— Start of SUPPLIED DATA —
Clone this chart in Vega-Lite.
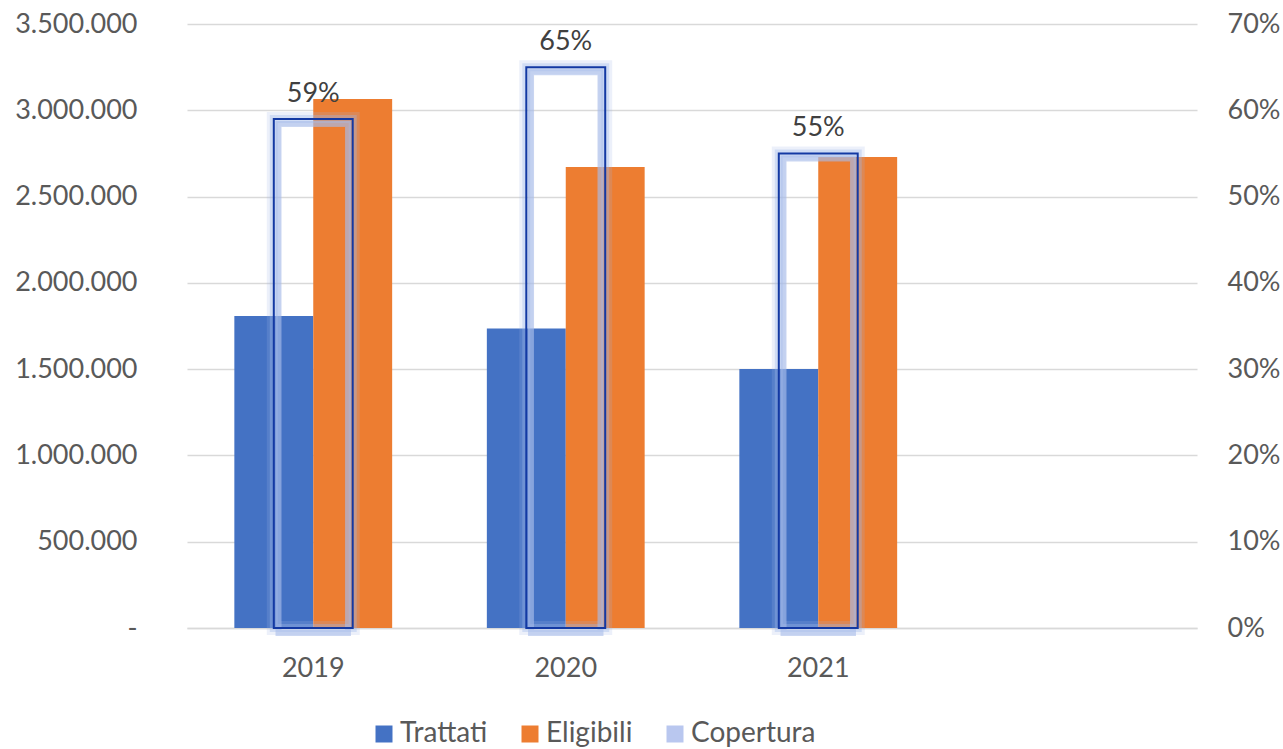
{
  "$schema": "https://vega.github.io/schema/vega-lite/v6.json",
  "width": 1010,
  "height": 604,
  "autosize": {"type": "none"},
  "padding": {"left": 187, "top": 24, "right": 86, "bottom": 121},
  "background": "white",
  "config": {
    "font": "Lato",
    "view": {"stroke": null},
    "locale": {"number": {"decimal": ",", "thousands": ".", "grouping": [3], "currency": ["", " €"]}}
  },
  "datasets": {
    "bars": [
      {"year": "2019", "series": "Trattati", "value": 1808000},
      {"year": "2019", "series": "Eligibili", "value": 3065000},
      {"year": "2020", "series": "Trattati", "value": 1736000},
      {"year": "2020", "series": "Eligibili", "value": 2671000},
      {"year": "2021", "series": "Trattati", "value": 1501000},
      {"year": "2021", "series": "Eligibili", "value": 2729000}
    ],
    "cop": [
      {"year": "2019", "cop": 0.59},
      {"year": "2020", "cop": 0.65},
      {"year": "2021", "cop": 0.55}
    ]
  },
  "encoding": {
    "x": {
      "field": "year",
      "type": "nominal",
      "sort": null,
      "scale": {"domain": ["2019", "2020", "2021", " "], "paddingInner": 0.375, "paddingOuter": 0.1875},
      "axis": {
        "title": null,
        "labelAngle": 0,
        "labelFontSize": 27,
        "labelColor": "#595959",
        "ticks": false,
        "labelPadding": 27,
        "domainColor": "#d9d9d9",
        "domainWidth": 1.5,
        "grid": false
      }
    }
  },
  "layer": [
    {
      "data": {"name": "bars"},
      "mark": {"type": "bar"},
      "encoding": {
        "xOffset": {"field": "series", "type": "nominal", "sort": ["Trattati", "Eligibili"], "scale": {"domain": ["Trattati", "Eligibili"], "paddingInner": 0, "paddingOuter": 0}},
        "y": {
          "field": "value",
          "type": "quantitative",
          "scale": {"domain": [0, 3500000], "nice": false},
          "axis": {
            "title": null,
            "values": [0, 500000, 1000000, 1500000, 2000000, 2500000, 3000000, 3500000],
            "format": ",.0f",
            "labelExpr": "datum.value == 0 ? '-\u00a0\u00a0\u00a0' : datum.label",
            "labelFontSize": 27,
            "labelColor": "#595959",
            "labelPadding": 50,
            "ticks": false,
            "domain": false,
            "gridColor": "#d9d9d9",
            "gridWidth": 1.5
          }
        },
        "color": {
          "field": "series",
          "type": "nominal",
          "scale": {"domain": ["Trattati", "Eligibili", "Copertura"], "range": ["#4472C4", "#ED7D31", "#b9c7ef"]},
          "legend": {
            "title": null,
            "orient": "none",
            "legendX": 183,
            "legendY": 696,
            "direction": "horizontal",
            "columns": 3,
            "symbolType": "square",
            "symbolSize": 289,
            "symbolStrokeWidth": 0,
            "labelFontSize": 28,
            "labelColor": "#595959",
            "labelOffset": 2,
            "columnPadding": 28
          }
        }
      }
    },
    {
      "data": {"name": "cop"},
      "encoding": {
        "y": {
          "field": "cop",
          "type": "quantitative",
          "scale": {"domain": [0, 0.7], "nice": false},
          "axis": {
            "title": null,
            "orient": "right",
            "values": [0, 0.1, 0.2, 0.3, 0.4, 0.5, 0.6, 0.7],
            "format": ".0%",
            "labelFontSize": 27,
            "labelColor": "#595959",
            "labelPadding": 30,
            "ticks": false,
            "domain": false,
            "grid": false
          }
        }
      },
      "layer": [
        {
          "mark": {"type": "bar", "width": {"band": 0.5}, "fill": "transparent", "stroke": "#9fb6e8", "strokeWidth": 14, "strokeOpacity": 0.2}
        },
        {
          "mark": {"type": "bar", "width": {"band": 0.5}, "fill": "transparent", "stroke": "#9fb6e8", "strokeWidth": 8, "strokeOpacity": 0.35}
        },
        {
          "mark": {"type": "bar", "width": {"band": 0.44}, "fill": "transparent", "stroke": "#a9bde9", "strokeWidth": 6, "strokeOpacity": 0.6, "yOffset": 5, "y2Offset": -3}
        },
        {
          "mark": {"type": "bar", "width": {"band": 0.5}, "fill": "transparent", "stroke": "#1339a3", "strokeWidth": 2}
        },
        {
          "mark": {"type": "text", "fontSize": 27, "color": "#404040", "baseline": "alphabetic", "dy": -17},
          "encoding": {"text": {"field": "cop", "type": "quantitative", "format": ".0%"}}
        }
      ]
    }
  ],
  "resolve": {"scale": {"y": "independent"}, "axis": {"y": "independent"}}
}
— End of SUPPLIED DATA —
• [DIRECTIONS FOR THIS TASK]
Copy out each line exactly, without the pictures.

• [FULL ANSWER]
Clone this chart in Vega-Lite.
{
  "$schema": "https://vega.github.io/schema/vega-lite/v6.json",
  "width": 1010,
  "height": 604,
  "autosize": {"type": "none"},
  "padding": {"left": 187, "top": 24, "right": 86, "bottom": 121},
  "background": "white",
  "config": {
    "font": "Lato",
    "view": {"stroke": null},
    "locale": {"number": {"decimal": ",", "thousands": ".", "grouping": [3], "currency": ["", " €"]}}
  },
  "datasets": {
    "bars": [
      {"year": "2019", "series": "Trattati", "value": 1808000},
      {"year": "2019", "series": "Eligibili", "value": 3065000},
      {"year": "2020", "series": "Trattati", "value": 1736000},
      {"year": "2020", "series": "Eligibili", "value": 2671000},
      {"year": "2021", "series": "Trattati", "value": 1501000},
      {"year": "2021", "series": "Eligibili", "value": 2729000}
    ],
    "cop": [
      {"year": "2019", "cop": 0.59},
      {"year": "2020", "cop": 0.65},
      {"year": "2021", "cop": 0.55}
    ]
  },
  "encoding": {
    "x": {
      "field": "year",
      "type": "nominal",
      "sort": null,
      "scale": {"domain": ["2019", "2020", "2021", " "], "paddingInner": 0.375, "paddingOuter": 0.1875},
      "axis": {
        "title": null,
        "labelAngle": 0,
        "labelFontSize": 27,
        "labelColor": "#595959",
        "ticks": false,
        "labelPadding": 27,
        "domainColor": "#d9d9d9",
        "domainWidth": 1.5,
        "grid": false
      }
    }
  },
  "layer": [
    {
      "data": {"name": "bars"},
      "mark": {"type": "bar"},
      "encoding": {
        "xOffset": {"field": "series", "type": "nominal", "sort": ["Trattati", "Eligibili"], "scale": {"domain": ["Trattati", "Eligibili"], "paddingInner": 0, "paddingOuter": 0}},
        "y": {
          "field": "value",
          "type": "quantitative",
          "scale": {"domain": [0, 3500000], "nice": false},
          "axis": {
            "title": null,
            "values": [0, 500000, 1000000, 1500000, 2000000, 2500000, 3000000, 3500000],
            "format": ",.0f",
            "labelExpr": "datum.value == 0 ? '-\u00a0\u00a0\u00a0' : datum.label",
            "labelFontSize": 27,
            "labelColor": "#595959",
            "labelPadding": 50,
            "ticks": false,
            "domain": false,
            "gridColor": "#d9d9d9",
            "gridWidth": 1.5
          }
        },
        "color": {
          "field": "series",
          "type": "nominal",
          "scale": {"domain": ["Trattati", "Eligibili", "Copertura"], "range": ["#4472C4", "#ED7D31", "#b9c7ef"]},
          "legend": {
            "title": null,
            "orient": "none",
            "legendX": 183,
            "legendY": 696,
            "direction": "horizontal",
            "columns": 3,
            "symbolType": "square",
            "symbolSize": 289,
            "symbolStrokeWidth": 0,
            "labelFontSize": 28,
            "labelColor": "#595959",
            "labelOffset": 2,
            "columnPadding": 28
          }
        }
      }
    },
    {
      "data": {"name": "cop"},
      "encoding": {
        "y": {
          "field": "cop",
          "type": "quantitative",
          "scale": {"domain": [0, 0.7], "nice": false},
          "axis": {
            "title": null,
            "orient": "right",
            "values": [0, 0.1, 0.2, 0.3, 0.4, 0.5, 0.6, 0.7],
            "format": ".0%",
            "labelFontSize": 27,
            "labelColor": "#595959",
            "labelPadding": 30,
            "ticks": false,
            "domain": false,
            "grid": false
          }
        }
      },
      "layer": [
        {
          "mark": {"type": "bar", "width": {"band": 0.5}, "fill": "transparent", "stroke": "#9fb6e8", "strokeWidth": 14, "strokeOpacity": 0.2}
        },
        {
          "mark": {"type": "bar", "width": {"band": 0.5}, "fill": "transparent", "stroke": "#9fb6e8", "strokeWidth": 8, "strokeOpacity": 0.35}
        },
        {
          "mark": {"type": "bar", "width": {"band": 0.44}, "fill": "transparent", "stroke": "#a9bde9", "strokeWidth": 6, "strokeOpacity": 0.6, "yOffset": 5, "y2Offset": -3}
        },
        {
          "mark": {"type": "bar", "width": {"band": 0.5}, "fill": "transparent", "stroke": "#1339a3", "strokeWidth": 2}
        },
        {
          "mark": {"type": "text", "fontSize": 27, "color": "#404040", "baseline": "alphabetic", "dy": -17},
          "encoding": {"text": {"field": "cop", "type": "quantitative", "format": ".0%"}}
        }
      ]
    }
  ],
  "resolve": {"scale": {"y": "independent"}, "axis": {"y": "independent"}}
}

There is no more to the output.